Machines Don’t Make Good Coffee

At Starbucks, there has always been a trade-off between fast and good. The best drinks at Starbucks require a fresh grinding of the beans, filling the espresso brewing cup (for lack of a better term,) the clunk-cluck of the cup to level the coffee, the twist of the heavy device into place as it is readied for the aromatic brew. This process, this aroma made Starbucks famous. But it took time. To do the work twice as fast, as crowds grew, they needed twice an many baristas and machines, so the made the business decision to  automate. Now espresso “shots” come out of a “two in one” machine that grinds and brews.

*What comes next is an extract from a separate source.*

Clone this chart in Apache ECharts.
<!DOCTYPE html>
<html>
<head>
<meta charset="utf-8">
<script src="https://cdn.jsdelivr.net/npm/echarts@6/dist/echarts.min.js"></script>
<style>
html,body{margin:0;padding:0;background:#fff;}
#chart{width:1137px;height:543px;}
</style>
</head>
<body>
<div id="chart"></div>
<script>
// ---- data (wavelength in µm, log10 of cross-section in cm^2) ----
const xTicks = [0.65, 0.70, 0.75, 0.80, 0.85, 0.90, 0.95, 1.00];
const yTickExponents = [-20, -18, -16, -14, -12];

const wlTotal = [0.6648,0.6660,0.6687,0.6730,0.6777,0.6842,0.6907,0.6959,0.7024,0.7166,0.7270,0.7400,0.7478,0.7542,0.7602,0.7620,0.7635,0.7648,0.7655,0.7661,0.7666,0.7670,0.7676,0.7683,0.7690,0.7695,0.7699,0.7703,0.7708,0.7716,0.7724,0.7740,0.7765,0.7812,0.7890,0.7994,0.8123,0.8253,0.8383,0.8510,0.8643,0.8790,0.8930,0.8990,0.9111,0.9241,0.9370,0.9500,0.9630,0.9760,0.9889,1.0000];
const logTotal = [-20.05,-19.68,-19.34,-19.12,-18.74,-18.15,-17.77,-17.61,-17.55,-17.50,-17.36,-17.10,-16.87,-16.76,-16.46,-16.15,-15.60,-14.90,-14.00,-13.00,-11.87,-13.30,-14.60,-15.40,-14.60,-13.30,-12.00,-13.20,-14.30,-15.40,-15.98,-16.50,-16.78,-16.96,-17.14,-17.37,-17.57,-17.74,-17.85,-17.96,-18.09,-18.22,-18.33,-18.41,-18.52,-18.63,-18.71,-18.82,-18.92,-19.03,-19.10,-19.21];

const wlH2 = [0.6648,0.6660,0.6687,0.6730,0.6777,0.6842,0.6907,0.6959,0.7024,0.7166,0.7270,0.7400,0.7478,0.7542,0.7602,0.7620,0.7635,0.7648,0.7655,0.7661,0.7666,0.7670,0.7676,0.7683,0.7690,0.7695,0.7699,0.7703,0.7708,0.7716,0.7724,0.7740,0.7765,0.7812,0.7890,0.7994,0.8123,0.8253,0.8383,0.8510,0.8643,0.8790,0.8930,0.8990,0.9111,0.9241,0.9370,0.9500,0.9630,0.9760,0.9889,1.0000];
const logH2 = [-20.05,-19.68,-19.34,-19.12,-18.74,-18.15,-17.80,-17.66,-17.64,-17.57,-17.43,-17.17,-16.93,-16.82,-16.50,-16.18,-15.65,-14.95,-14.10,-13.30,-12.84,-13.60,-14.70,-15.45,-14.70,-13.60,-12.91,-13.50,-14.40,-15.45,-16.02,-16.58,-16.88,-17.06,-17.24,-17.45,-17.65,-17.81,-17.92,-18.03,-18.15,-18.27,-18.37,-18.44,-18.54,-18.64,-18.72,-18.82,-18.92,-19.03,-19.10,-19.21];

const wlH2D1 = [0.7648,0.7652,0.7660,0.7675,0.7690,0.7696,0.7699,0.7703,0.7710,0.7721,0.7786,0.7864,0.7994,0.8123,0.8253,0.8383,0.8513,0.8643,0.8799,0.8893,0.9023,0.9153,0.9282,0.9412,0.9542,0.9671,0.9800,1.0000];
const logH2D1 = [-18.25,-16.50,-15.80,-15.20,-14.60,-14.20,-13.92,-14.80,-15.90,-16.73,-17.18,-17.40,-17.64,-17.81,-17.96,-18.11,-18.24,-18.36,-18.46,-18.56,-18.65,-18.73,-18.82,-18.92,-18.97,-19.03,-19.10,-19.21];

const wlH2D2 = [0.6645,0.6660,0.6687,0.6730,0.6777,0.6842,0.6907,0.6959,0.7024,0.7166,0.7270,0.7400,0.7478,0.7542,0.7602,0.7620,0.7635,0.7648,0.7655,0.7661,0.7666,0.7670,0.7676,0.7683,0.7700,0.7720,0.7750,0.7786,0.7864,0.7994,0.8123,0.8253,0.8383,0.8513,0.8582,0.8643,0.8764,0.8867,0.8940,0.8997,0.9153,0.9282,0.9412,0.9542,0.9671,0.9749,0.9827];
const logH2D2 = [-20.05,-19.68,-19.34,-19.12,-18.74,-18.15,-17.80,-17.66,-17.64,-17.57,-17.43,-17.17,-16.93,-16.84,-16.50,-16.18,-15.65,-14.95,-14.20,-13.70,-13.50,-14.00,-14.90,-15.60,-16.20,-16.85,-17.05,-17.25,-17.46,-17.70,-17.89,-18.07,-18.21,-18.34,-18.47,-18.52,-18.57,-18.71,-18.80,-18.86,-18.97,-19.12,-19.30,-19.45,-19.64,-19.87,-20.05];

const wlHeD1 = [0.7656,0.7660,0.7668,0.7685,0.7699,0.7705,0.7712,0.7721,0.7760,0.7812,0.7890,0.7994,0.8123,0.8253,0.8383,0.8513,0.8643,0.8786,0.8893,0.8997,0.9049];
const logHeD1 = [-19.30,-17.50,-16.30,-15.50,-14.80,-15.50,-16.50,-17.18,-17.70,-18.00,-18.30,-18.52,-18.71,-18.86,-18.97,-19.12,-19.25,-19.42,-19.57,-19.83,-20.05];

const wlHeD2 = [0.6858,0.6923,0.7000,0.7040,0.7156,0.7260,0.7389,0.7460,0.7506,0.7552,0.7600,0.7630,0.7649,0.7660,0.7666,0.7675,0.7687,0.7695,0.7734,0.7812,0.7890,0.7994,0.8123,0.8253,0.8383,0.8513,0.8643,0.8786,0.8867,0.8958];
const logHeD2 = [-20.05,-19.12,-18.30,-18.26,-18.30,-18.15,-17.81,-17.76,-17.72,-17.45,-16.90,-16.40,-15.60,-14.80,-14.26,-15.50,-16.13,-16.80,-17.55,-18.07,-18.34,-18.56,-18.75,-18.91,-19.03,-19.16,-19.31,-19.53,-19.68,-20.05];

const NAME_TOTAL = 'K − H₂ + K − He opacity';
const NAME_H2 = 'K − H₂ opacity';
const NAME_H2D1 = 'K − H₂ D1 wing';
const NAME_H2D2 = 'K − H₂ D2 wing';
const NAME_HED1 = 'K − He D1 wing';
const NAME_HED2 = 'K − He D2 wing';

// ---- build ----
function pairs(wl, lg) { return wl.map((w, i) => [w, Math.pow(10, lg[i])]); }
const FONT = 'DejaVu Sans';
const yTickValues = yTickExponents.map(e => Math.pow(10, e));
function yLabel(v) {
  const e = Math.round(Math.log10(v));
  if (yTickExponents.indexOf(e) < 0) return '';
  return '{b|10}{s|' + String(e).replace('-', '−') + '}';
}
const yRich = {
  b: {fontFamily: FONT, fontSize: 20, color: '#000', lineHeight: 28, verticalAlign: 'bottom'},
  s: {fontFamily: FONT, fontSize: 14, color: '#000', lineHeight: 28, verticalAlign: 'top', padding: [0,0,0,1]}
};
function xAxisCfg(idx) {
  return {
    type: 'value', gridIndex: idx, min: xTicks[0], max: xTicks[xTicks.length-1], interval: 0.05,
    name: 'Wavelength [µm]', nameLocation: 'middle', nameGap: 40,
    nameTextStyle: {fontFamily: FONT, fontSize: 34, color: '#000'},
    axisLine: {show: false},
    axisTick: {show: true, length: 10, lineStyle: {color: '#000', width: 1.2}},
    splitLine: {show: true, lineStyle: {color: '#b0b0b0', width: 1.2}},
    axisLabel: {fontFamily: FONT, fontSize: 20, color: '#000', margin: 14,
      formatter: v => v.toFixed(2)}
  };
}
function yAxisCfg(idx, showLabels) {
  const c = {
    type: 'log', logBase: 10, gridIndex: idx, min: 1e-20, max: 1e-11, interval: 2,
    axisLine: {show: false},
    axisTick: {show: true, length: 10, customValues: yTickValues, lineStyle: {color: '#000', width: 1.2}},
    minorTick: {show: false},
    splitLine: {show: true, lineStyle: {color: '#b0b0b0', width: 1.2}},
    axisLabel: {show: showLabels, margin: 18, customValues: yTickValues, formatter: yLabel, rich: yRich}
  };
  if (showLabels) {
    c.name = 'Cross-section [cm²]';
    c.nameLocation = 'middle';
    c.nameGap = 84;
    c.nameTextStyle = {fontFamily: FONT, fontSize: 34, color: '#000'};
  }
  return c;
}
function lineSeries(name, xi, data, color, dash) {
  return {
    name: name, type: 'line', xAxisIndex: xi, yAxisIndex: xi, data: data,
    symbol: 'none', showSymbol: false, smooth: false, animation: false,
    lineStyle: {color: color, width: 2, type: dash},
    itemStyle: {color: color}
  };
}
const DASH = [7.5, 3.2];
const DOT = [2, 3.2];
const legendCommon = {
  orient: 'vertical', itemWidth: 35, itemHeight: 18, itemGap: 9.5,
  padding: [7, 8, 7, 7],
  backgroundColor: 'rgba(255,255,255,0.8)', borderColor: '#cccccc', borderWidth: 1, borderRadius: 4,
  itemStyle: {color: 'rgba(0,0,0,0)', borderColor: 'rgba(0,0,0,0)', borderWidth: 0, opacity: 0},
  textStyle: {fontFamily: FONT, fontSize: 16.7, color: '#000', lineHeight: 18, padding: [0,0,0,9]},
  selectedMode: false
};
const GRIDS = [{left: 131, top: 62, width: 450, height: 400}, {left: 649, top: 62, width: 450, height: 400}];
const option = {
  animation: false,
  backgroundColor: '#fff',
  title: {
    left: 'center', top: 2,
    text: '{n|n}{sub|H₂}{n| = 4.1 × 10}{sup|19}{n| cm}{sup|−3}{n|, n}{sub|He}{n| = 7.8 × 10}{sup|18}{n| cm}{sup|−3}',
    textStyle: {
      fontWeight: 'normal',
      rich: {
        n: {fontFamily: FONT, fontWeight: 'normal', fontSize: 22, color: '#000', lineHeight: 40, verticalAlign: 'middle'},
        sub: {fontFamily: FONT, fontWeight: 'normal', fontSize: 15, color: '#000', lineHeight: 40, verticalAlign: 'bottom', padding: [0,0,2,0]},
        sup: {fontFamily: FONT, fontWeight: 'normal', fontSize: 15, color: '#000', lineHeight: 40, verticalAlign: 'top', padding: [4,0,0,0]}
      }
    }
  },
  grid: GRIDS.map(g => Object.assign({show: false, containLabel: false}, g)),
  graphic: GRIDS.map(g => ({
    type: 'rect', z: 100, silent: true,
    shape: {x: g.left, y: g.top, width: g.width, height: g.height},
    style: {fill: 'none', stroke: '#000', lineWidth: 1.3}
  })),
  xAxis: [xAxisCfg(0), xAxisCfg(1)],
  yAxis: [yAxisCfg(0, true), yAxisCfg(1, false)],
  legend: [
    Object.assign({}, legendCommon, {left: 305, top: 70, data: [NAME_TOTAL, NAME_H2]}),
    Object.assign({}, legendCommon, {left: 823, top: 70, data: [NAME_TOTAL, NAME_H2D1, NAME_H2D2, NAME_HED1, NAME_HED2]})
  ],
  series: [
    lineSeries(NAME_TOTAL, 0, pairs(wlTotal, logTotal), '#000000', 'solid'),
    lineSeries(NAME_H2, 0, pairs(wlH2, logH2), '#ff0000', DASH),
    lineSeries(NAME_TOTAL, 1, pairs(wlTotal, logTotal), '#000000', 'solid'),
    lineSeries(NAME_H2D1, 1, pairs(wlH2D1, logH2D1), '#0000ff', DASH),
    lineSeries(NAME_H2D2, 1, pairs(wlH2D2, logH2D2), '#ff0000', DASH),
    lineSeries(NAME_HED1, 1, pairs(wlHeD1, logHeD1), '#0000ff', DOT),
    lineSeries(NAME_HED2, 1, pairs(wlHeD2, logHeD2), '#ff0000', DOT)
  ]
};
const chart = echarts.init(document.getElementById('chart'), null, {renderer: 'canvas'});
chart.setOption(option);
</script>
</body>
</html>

Howard D. Schultz complains that the breakfast sandwiches cover up the smell of the coffee. He is right, so say goodbye to breakfast sandwiches. But it’s also these new machines. The 3-hour training session last night was a brilliant stroke. It told the public “we care.”   But saying as he did in his training video “This is about the love and compassion and commitment that we all need to have for the customer,” is 21st century marko-babble. What he should have said was “passion and commitment” to the product. Make a great product and customers will line up.
Were Mr. Schultz to toss out all of the new automated brewing machines — putting them at the curb – he might no have to close 100 stores. And he might even be able to keep a breakfast sandwich or two.